A maquette humana, na Praça Camões, teve hino nacional, um golo de vitória da seleção marcado por um cristiano ronaldo pequenino que, acompanhado por outros jogadores equipados, deu voltas ao relvado e levantou a taça. Uma coisa séria e com muitos aplausos. Dali seguiu-se para a Praça da Sé, para dar de caras com uma fotografia gigante do arquiteto e uma série de obras de arte pública por ali abaixo. Por exemplo, o vale povoado de edifícios de Souto de Moura, feito pelos alunos do Instituto de Formação Profissional, uma maquette enorme onde é possível identificar exemplos do trabalho espalhado pelo país. E ele parado a olhar para aquilo, a brincar - "estão bem integrados na paisagem, talvez melhor do que os meus". E ao lado um conjunto de marcas - as chaminés da Casa das Histórias Paula Rego, os volumes da Casa do Cinema Manoel de Oliveira - das obras dele, mais uma vez espantado por terem "apanhado" os traços essenciais. And so on and so on, como diria Laurodérmio. Porque isto foi só o arranque da jornada.

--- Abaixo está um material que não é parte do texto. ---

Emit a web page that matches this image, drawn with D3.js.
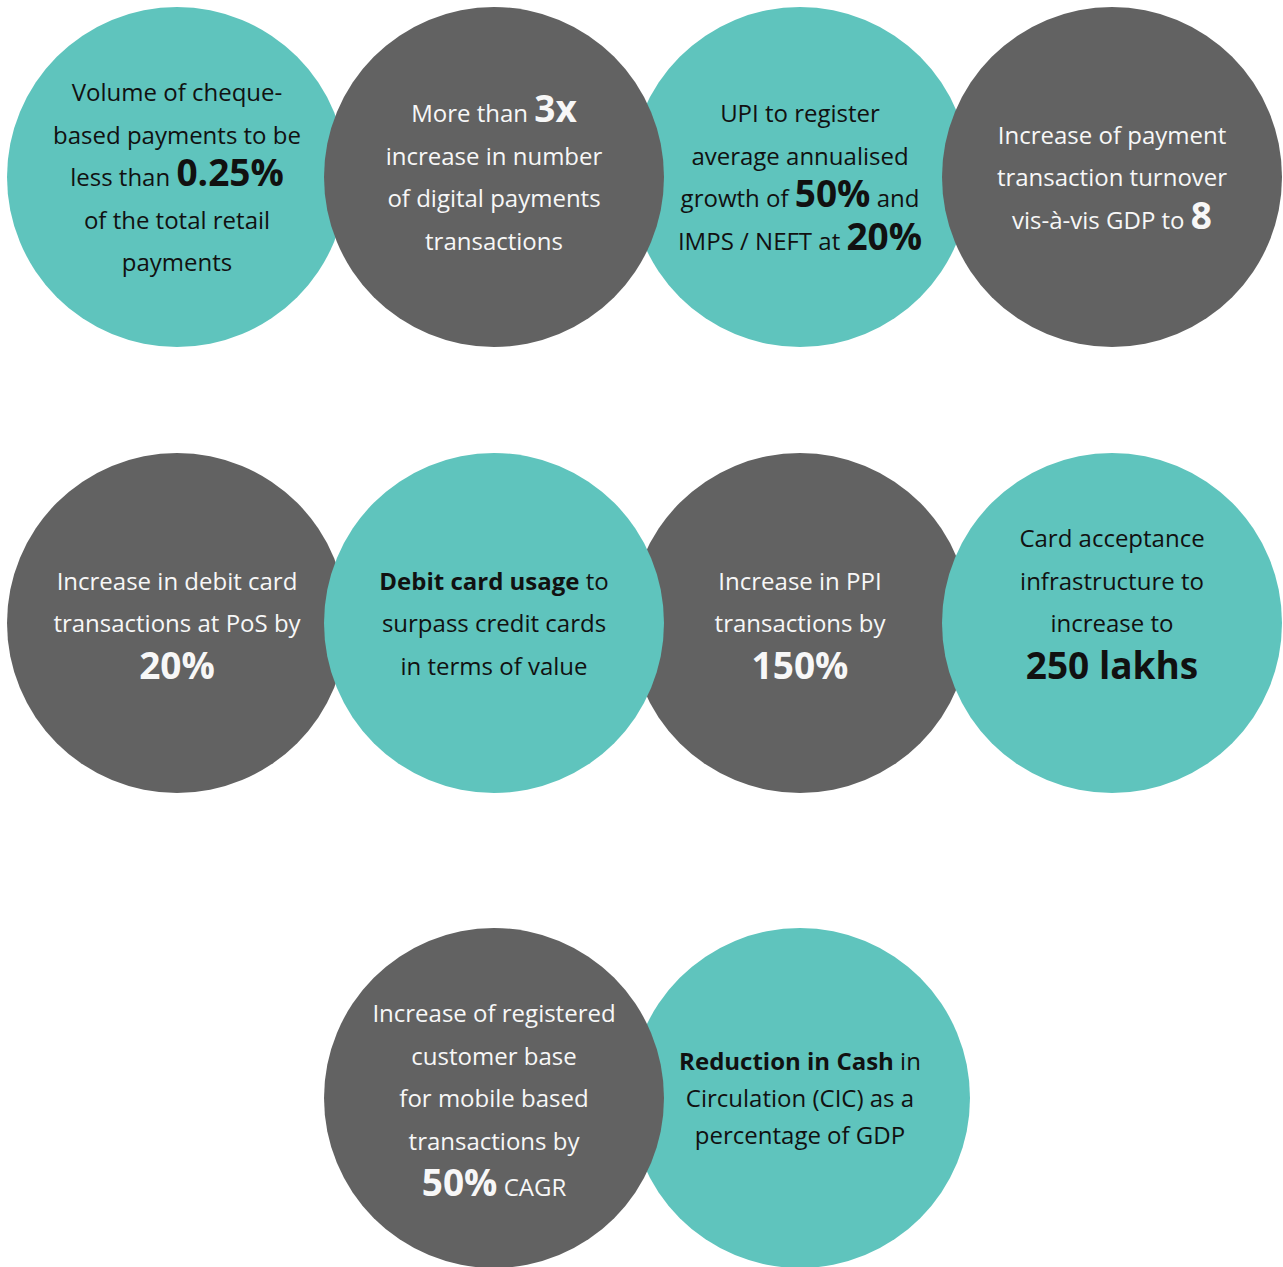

Como se faz uma homenagem a um arquiteto, envolvendo os alunos de todos os níveis de ensino e de diferentes áreas? Com muito trabalho, muitos meses de preparação, a dedicação dos professores e o apoio da autarquia. Tudo isto coordenado pelo Plast &Cine, o festival que começou em Lamego e agora se fixou em Bragança. Em 2015, homenageou a pintora Graça Morais, ainda hoje emocionada quando fala disso. Dizia Souto de Moura: "Uma coisa destas só é possível numa cidade com esta dimensão." Trinta e cinco mil habitantes, um clima de "nove meses de inverno e três meses de inferno", uma cidade onde todos se conhecem. Onde não é possível estar mais de três horas sem comer e muito bem. Onde há uma rua com vários museus e centros culturais com nomes como Paulo Quintela, Adriano Moreira, Georges Dussaud (e um Centro de Interpretação da Cultura Sefardita. Onde se pode fumar nos cafés abertos noite dentro. Onde a única galeria de arte, de Emília Nogueira, festeja dez anos de existência teimosa. Onde as castanhas são mais doces e a carne se desfaz na boca.
Convidaram-me para ir lá conversar com o arquiteto e pensei logo: tão longe. "De Bragança a Lisboa são nove horas de distância", cantam os Xutos e fica no ouvido. Mas fui de avião e demorei uma hora e meia, com paragem em Viseu e Vila Real, a reconhecer lá do alto as paisagens. No regresso a Lisboa vim pelo Porto (duas horas de distância) e passei o túnel do Marão, uma daquelas obras de que ouvimos falar tanto tempo que até estranhamos: ainda não passou um ano sobre a inauguração. Entre ida e volta, dois dias de permanente atenção, a culminar num almoço comunitário em Sacoias, freguesia de Baçal, que festejava a renovada estrada para a capela.
De todos os momentos, talvez nenhum possa ser tão cheio de significado como o encontro do arquiteto Joaquim Moreno com Miguel, o Michel deficiente da sua infância na aldeia. "Fiquei tão contente por ver que ele está bem, tão bem tratado", disse, depois de ter ido cumprimentá-lo. "Lembras-te de mim?"